Equilibrium Constant

The equilibrium constant, denoted as \(K\), is a crucial part of understanding chemical reactions. It represents the ratio of product concentrations to reactant concentrations at equilibrium, each raised to their respective stoichiometric coefficients. The value of \(K\) gives insight into the position of equilibrium and the relative stability of reactants and products.
In the context of the equilibrium reaction involving pyridine and the ruthenium complex:
\[\left[\mathrm{Ru}(\mathrm{py})_{4}(\mathrm{bipy})\right]^{2+}+2 \mathrm{py} \rightleftharpoons\left[\mathrm{Ru}(\mathrm{py})_{6}\right]^{2+}+ \mathrm{bipy}\] it involves the substitution of a bidentate ligand (bipy) by monodentate ligands (py).
When predicting \(K\) for such reactions, we consider the relative stabilities:

• Bidentate (chelating) ligands often form more stable complexes.
• The chelate effect suggests increased stability attributable to bidentate bonds, meaning they are less likely to be replaced by monodentate ligands.

Thus, due to the stability provided by bidentate ligands, we expect equilibrium to favor the reactant side \([\mathrm{Ru}(\mathrm{py})_{4}(\mathrm{bipy})]^{2+}\), indicating that \(K < 1\).

Chelate Effect

The chelate effect is a fascinating principle that explains why complexes formed with chelating ligands (like bidentate ligands) are typically more stable than those with monodentate ligands.
This effect occurs because chelating ligands bind to a metal ion at multiple points, creating a ring-like structure.

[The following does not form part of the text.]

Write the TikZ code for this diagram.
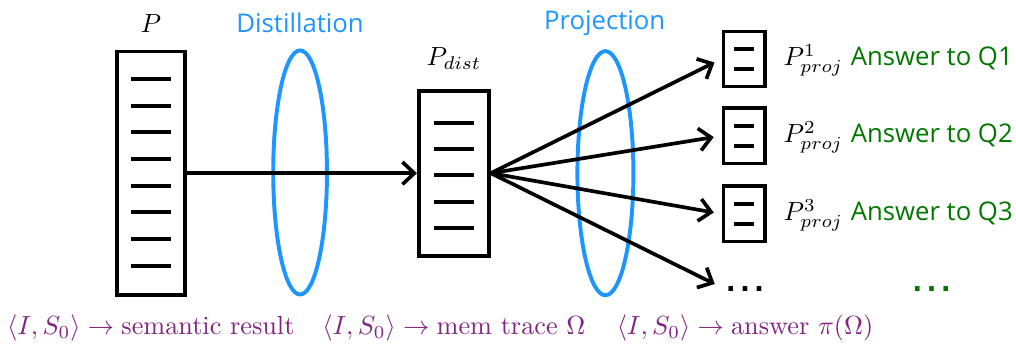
\documentclass[tikz,border=0pt]{standalone}
\usepackage{amsmath}
\usepackage{fontspec}
\setsansfont{Open Sans}
\newfontfamily\dotfont{DejaVu Sans}
\usetikzlibrary{positioning,arrows.meta}
\definecolor{lensblue}{RGB}{30,150,255}
\definecolor{ansgreen}{RGB}{0,120,0}
\definecolor{mapviolet}{RGB}{130,35,130}
\newcommand{\moredots}{.\kern1.6pt.\kern1.6pt.}

\begin{document}
\begin{tikzpicture}[scale=1.0,
  doc/.style={draw,line width=1.4pt,inner sep=0pt},
  rule/.style={line width=1.5pt},
  lens/.style={draw=lensblue,line width=1.5pt},
  flow/.style={-{Straight Barb[length=4.5pt,width=8.5pt]},line width=1.4pt},
  stage/.style={font=\sffamily\fontsize{9.8}{12}\selectfont,text=lensblue,anchor=base},
  answer/.style={font=\sffamily\fontsize{9.8}{12}\selectfont,text=ansgreen,anchor=base west,inner sep=0pt},
  etc/.style={font=\dotfont\bfseries\fontsize{10}{12}\selectfont,inner sep=0pt},
  mapping/.style={text=mapviolet,anchor=base,inner sep=0pt}]
  \useasboundingbox (0,0) rectangle (13.61,4.62);
  % lenses
  \draw[lens] (4.02,2.31) ellipse (0.36 and 1.635);
  \draw[lens] (8.11,2.30) ellipse (0.375 and 1.635);
  \node[stage] (dist) at (4.02,4.19) {Distillation};
  \node[stage] (proj) at (8.10,4.23) {Projection};
  % full program P
  \node[doc,minimum width=0.91cm,minimum height=3.26cm] (P) at (2.02,2.30) {};
  \foreach \i in {0,...,7}
    \draw[rule] (1.75,{3.56-\i*0.357}) -- (2.29,{3.56-\i*0.357});
  \node[anchor=base] (Plab) at (2.02,4.19) {$P$};
  % distilled program
  \node[doc,minimum width=0.94cm,minimum height=2.21cm] (Pd) at (6.08,2.30) {};
  \foreach \i in {0,...,4}
    \draw[rule] (5.81,{2.97-\i*0.35}) -- (6.35,{2.97-\i*0.35});
  \node[anchor=base] (Pdlab) at (6.08,3.74) {$P_{dist}$};
  \draw[flow] (P.east) -- (Pd.west);
  % projections: box, label, answer
  \foreach \n/\y in {1/3.83,2/2.80,3/1.755}{
    \node[doc,minimum width=0.56cm,minimum height=0.74cm] (b\n) at (9.97,\y) {};
    \draw[rule] ([xshift=-0.134cm,yshift=0.134cm]b\n.center) -- ++(0.268,0);
    \draw[rule] ([xshift=-0.134cm,yshift=-0.134cm]b\n.center) -- ++(0.268,0);
    \node[anchor=base west,inner sep=0pt] (l\n) at (10.49,{\y-0.094}) {$P^{\n}_{proj}$};
    \node[answer] (a\n) at (11.39,{\y-0.094}) {Answer to Q\n};
    \draw[flow,shorten >=3pt] (Pd.east) -- (b\n.west);
  }
  % more projections
  \node[etc] (more) at (9.98,0.745) {\moredots};
  \node[etc,text=ansgreen] (amore) at (12.48,0.745) {\moredots};
  \draw[flow,shorten >=4.5pt] (Pd.east) -- (more.west);
  % mappings
  \node[mapping] (m1) at (2.02,0.134) {$\langle I,S_0\rangle \rightarrow \text{semantic result}$};
  \node[mapping] (m2) at (6.08,0.134) {$\langle I,S_0\rangle \rightarrow \text{mem trace } \Omega$};
  \node[mapping] (m3) at (9.98,0.134) {$\langle I,S_0\rangle \rightarrow \text{answer } \pi(\Omega)$};
\end{tikzpicture}
\end{document}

This gives rise to two main advantages:

• Increased entropy: Forming a chelating ring generally results in fewer particles on the product side, increasing disorder and thus favorability.
• Enthalpic stabilization: Multiple bonds with the same ligand enhance the overall stability of the complex.

In the equilibrium reaction with \([\mathrm{Ru}(\mathrm{py})_{4}(\mathrm{bipy})]^{2+}\), we observe that replacing a bidentate bipy with two monodentate py ligands decreases stability due to lesser entropic and enthalpic benefits.
Moreover, the chelate effect is often noticeable in the magnitude of the equilibrium constant, where \(K < 1\) suggests strong binding of the chelated complex and reluctance in breaking such a bond in favor of monodentate alternatives. Understanding this principle provides deep insights into reaction mechanisms and the design of stable coordination compounds.